Shir-kabir mausoleum (IX-X centuries)

6 km from Dehistan there is an ancient burial place Mashad, a Muslim necropolis with the famous Ali ibn Sukkari or Shir – Kabir mausoleum located in the center. The buildings of the Shir-Kabir mausoleum-mosque belong to the buildings of the prestige Serakh architectural school.

Tasharvat caravanserai

The picturesque ruins of the Tasharvat caravanserai are located in 38 km from the Balkanabat town, near the Tasharvat spring, on one of the ancient caravan routes, a numerous branches of the Great Silk Road.

Parau-bibi Mosque

The small white Parau-Bibi mosque is one of the most honored pilgrim places of Turkmenistan. It stands all by itself on one of the Kopet Dagh rocks. According to a legend, Parau-bibi was a beautiful girl who lived in a village. One day the people decided to buy-off their safety and hand her to the oncoming enemies. She managed to escape. Parau-bibi hid in the mountains and started praying. Eventually the rock opened and hid her forever. This place now is marked by a mosque.

Many new song, music, folklore and dance groups have emerged on the territory of the Balkan velayat, such as “Shelpeler”, “Kenar”, “Yashlyk”, “Gunesh” and others.

“Kushtdepdi” is a bright and unique example of national art, a reflection of the harmonious combination of the historical and cultural traditions of the people, their spiritual experience and the creative potential of the modern era. “Kushtdepdi” at the XII session of the Intergovernmental Committee for the Safeguarding of the Intangible Cultural Heritage was inscribed in the Representative List of the Intangible Cultural Heritage of UNESCO.

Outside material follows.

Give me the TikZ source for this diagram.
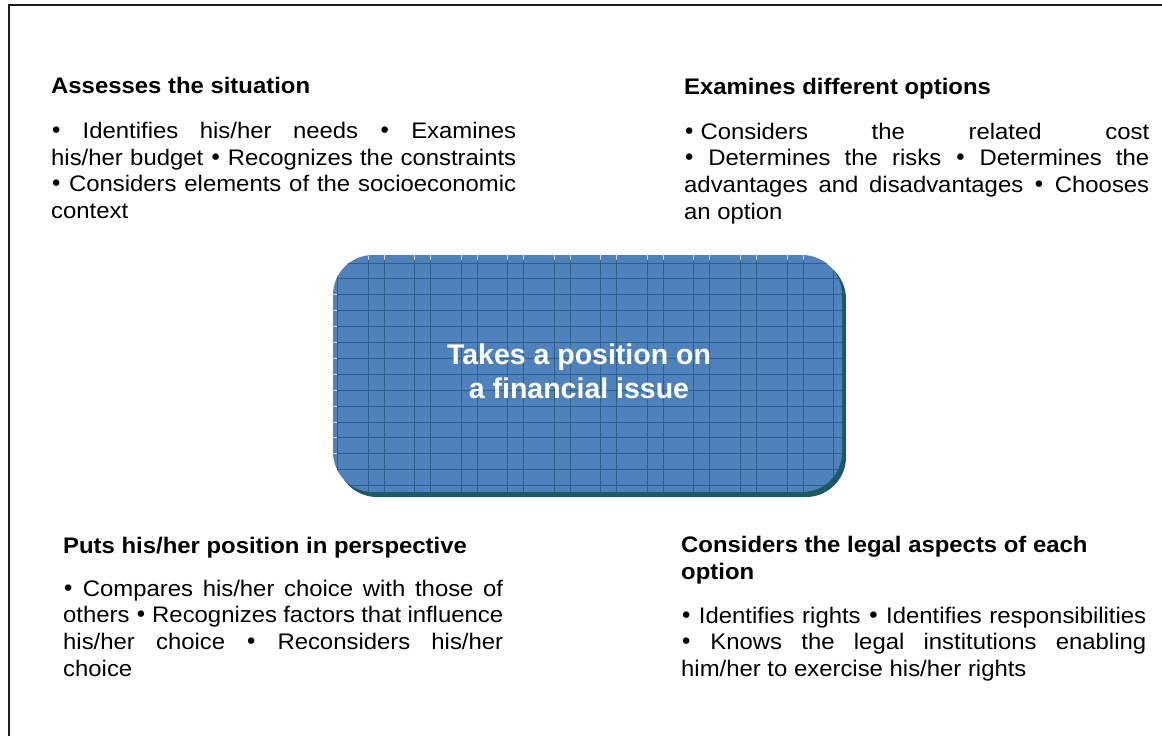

  1. New Year Celebration- January 1
  2. International Women’s Day – March 8
  3. National Spring Festival – March 21-22
  4. State Flag and Constitution Day – May 18
  5. Independence Day – September 27
  6. International Day of Neutrality – December 12
  7. Eid al-Adha (Kurban-Bairam) – Date is determined according to the lunar calendar and is annually approved by decree of the President of Turkmenistan
  8. Victory Day – 9 May
  9. Ashgabat City Day – May 25
  10. Science Day – June 12
  11. Day of Knowledge and Student Youth – September 1
  12. Day of Workers of Culture and Art and poetry of Makhtumkuli – June 27

The following holidays and festivals are celebrated and held annually:

Day of Akhal-Teke horses and Turkmen Alabay, the Carpet Festival, Melon Festival, Harvest festival, Turkmen carpet Festival.

The Balkan velayat covers an area of 139 270 thousand km2, which is is 28.4% of the total Turkmenistan territory.

Velayat is located in the very west of Turkmenistan. The climate is sharply continental and drifts from temperate to subtropical, arid.

The Balkan velayat plays a special role in Turkmenistan’s economic strategy. Diverse natural resources, geopolitical location at the intersection of transport corridors, favorable weather conditions for the resort tourism development, the availability of industrial infrastructure, all this creates opportunities for the province rapid development.

The fuel and energy sector of the industrial sector makes up the bulk of the Balkan velayat economy, dominated by such industries as the oil refining, gas industry, oil and the electric power industries.

The Balkan velayat is a developed region in the agricultural sector, among other sectors. The agriculture is currently one of the fastest growing sectors of the economy and one of the most promising areas for investment in the Balkan velayat. The unique natural climate makes it possible to create in the region one of the largest food bases for the production of subtropical products and other agricultural products. Pastures on wide plains and in the mountains contribute to the rapid pastoralism development.